Alhamdulillah, bisa lebaran bersama anak dan istri
Dia adalah seniorku saat belajar di sekolah
pelayaran dulu. Setelah lulus lima belas tahun silam, dan sibuk dengan pekerjaan masing- masing,
kami tidak pernah lagi bertemu muka. Dia bekerja menjadi pelaut, dan aku adalah
mantan pelaut yang sekarang hanya menjadi karyawan di salah satu perusahaan
swasta, Jakarta.
Hatiku tergugah untuk datang ke rumahnya, sembari bersilaturrahmi dan berucap selamat lebaran sepatah atau dua patah kata. Syukur-syukur dapat THR Uang Dollar. Tapi karena masih beberapa hari menjelang lebaran, kurencanakan untuk pergi dua hari pasca lebaran. Aku sengaja tidak mengomentari status BBM dia, dengan maksud memberi kejutan dengan rencanaku menemui dia.

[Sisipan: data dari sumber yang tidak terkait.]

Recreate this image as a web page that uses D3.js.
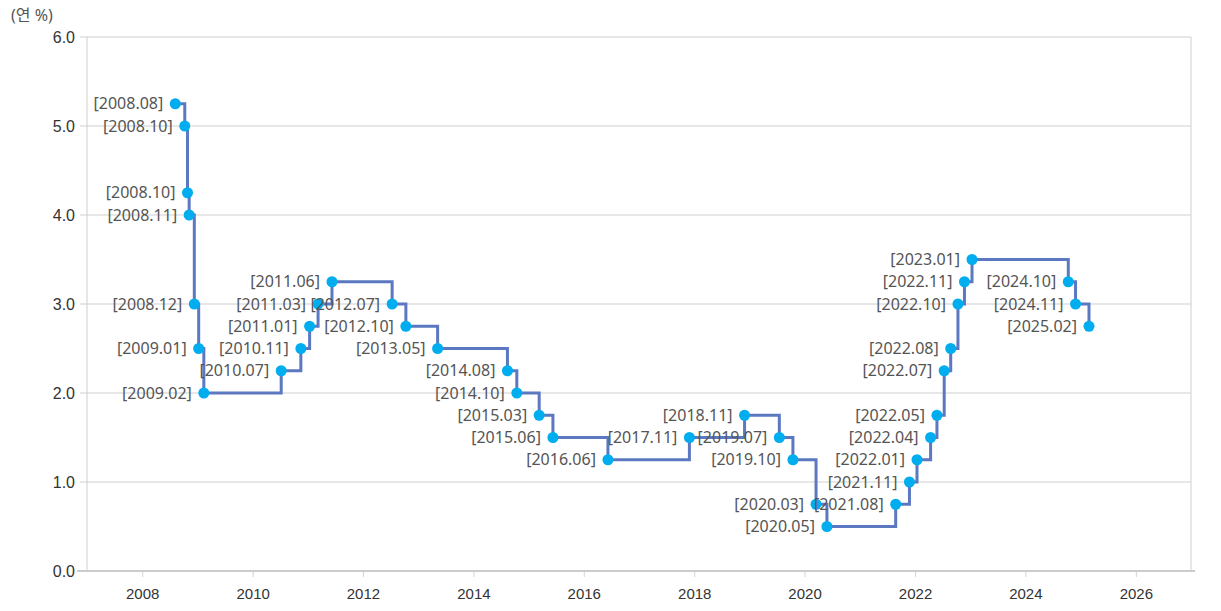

Namun hati ini terlalu ingin untuk segera
menemuinya. Tak bisa lagi kutunggu takbir Allahu
Akbar berkumandan. Kupinjam motor Mio adikku, dan aku pergi menuju
rumahnya. Dengan perasaan senang bukan kepalang, kulajukan motor sambil
bersiul- siul riang, sedikit berharap selain Uang Dollar, moga- moga diajak
pergi karaoke bareng. Gerimis kecil sempat membuat laju motorku jadi terhenti, baju
baru yang aku pakai basah kuyup. Tetapi hal itu tidak menyurutkan niatku untuk
tetap menemuinya.
Sampai di pagar rumah yang dulu terlihat sederhana, sudah berganti cukup megah dengan bangunan tingkat dua. Kulihat pria berambut gondrong mencium anak kecil menangis di pelukan seorang wanita yang sedang hamil muda. Sepertinya pria gondrong itu sedang berpamitan. Si anak kecil meronta- ronta memanggil ayah, dan wanita yang sedang hamil muda hanya bisa menghapus air mata sang anak dengan jilbab kuning yang dia kenakan.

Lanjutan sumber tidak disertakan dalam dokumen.